The working process of VGG-16 has shown below
Due to the limited size dataset, it is difficult for learning algorithms to learn better features. As deep learning-based methods often require larger datasets, transfer learning is proposed to transfer learned knowledge from a source task to a related target task. Transfer learning has helped with learning in a significant way as long as it has a close relationship.
First, we import the necessary libraries then we labeled the images as 0 and 1, in case of multiclass-classification we can use more. Pre-processing steps include resizing to 224×224 pixels, conversion to array format, and scaling the pixel intensities in the input image to the range [-1, 1].
Here the input image shape is 224X224X3. And we trained it using MobileNetV2 with weights of ImageNet.(In transfer learning VGG-16 Model the image size should be resized into 224X224)
Then the MaxPooling layer is used with pool size 7X7.
In the next step, we use the Flatten() layer to flatten all the layers into a single 1D layer.
After the Flatten layer, we use the Dropout (0.5) layer to prevent the model from overfitting.
Finally, towards the end, we use the Dense layer with 128 units, and the activation function as ‘ReLu’.

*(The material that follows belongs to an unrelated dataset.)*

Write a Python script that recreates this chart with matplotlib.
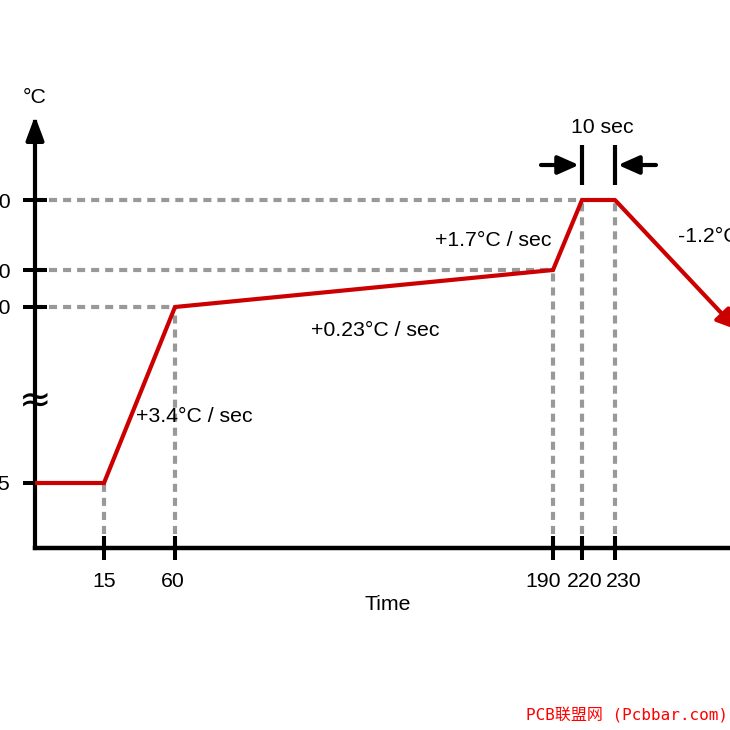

The last layer of our model will be another Dense Layer, with only two units and the activation function used will be the ‘Softmax’ function. The softmax function outputs a vector which will represent the probability distributions of each of the input units. Here, two input units are used. The softmax function will output a vector with two probability distribution values.
After building the model, we compile the model and define the loss function and optimizer function. In this model, we use the ‘Adam’ Optimizer and the ‘Binary Cross Entropy’ as the Loss function for training purposes.
Finally, the VGG-16 model along with the cascade classifier is trained for 10 epochs with two classes. (In case of multi-class we have to train using multi-classes).
So In this manner, these are the two methods/Techniques explained above that can be used in Image classification.